Search code examples
elasticsearchmediawiki

MediaWiki search for text in files NOT in upload directory


I have a small Wiki running locally on an Ubuntu 20.04 box.

My goal is to index files (pdf mainly, but also docx and pptx) in a mounted directory and search for text within them. I can do a full-text search in pdf files that were uploaded into the Wiki using the TikaAllTheFiles extension, how can I include the files in an external directory?

my setup:

  • MediaWiki 1.39.3
  • PostgreSQL 12.15
  • Elasticsearch 7.10.2
  • MW-Extension CirrusSearch 6.5.4
  • MW-Extension Elastica 6.2.0
  • MW-Extension TikaAllTheFiles 1.0.1

Solution

  • You will have to 'upload' your files in to the wiki. So all the files will have file pages.

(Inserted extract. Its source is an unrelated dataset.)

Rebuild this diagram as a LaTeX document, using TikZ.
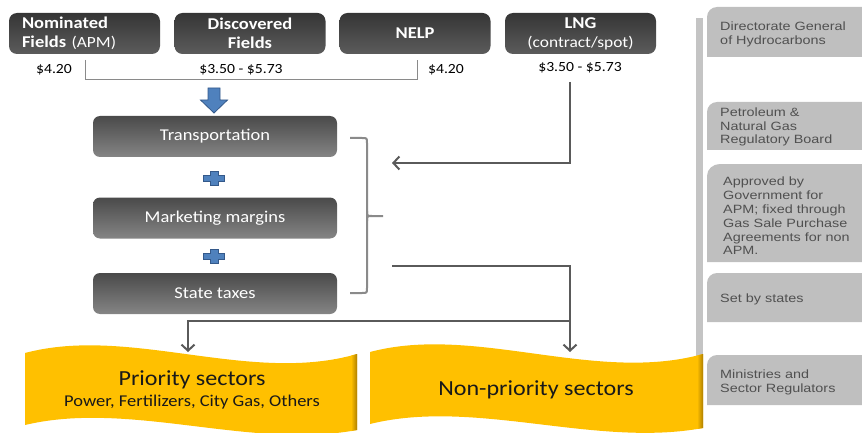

Here are some tools that can do a batch upload

    https://mediawiki.org/wiki/Category:Bulk_upload

    I think this is the best option for you:

    https://mediawiki.org/wiki/Manual:ImportImages.php

    You can change the directory where the files are stored, this can be external, like an AWS S3 bucket, you can also configure to use your mounted storage for uploaded files, see:

    https://www.mediawiki.org/wiki/Manual:$wgForeignFileRepos Manual:$wgForeignFileRepos - a more flexible way of configuring shared upload repositories (and the only way, if you want to set up more than one shared upload source)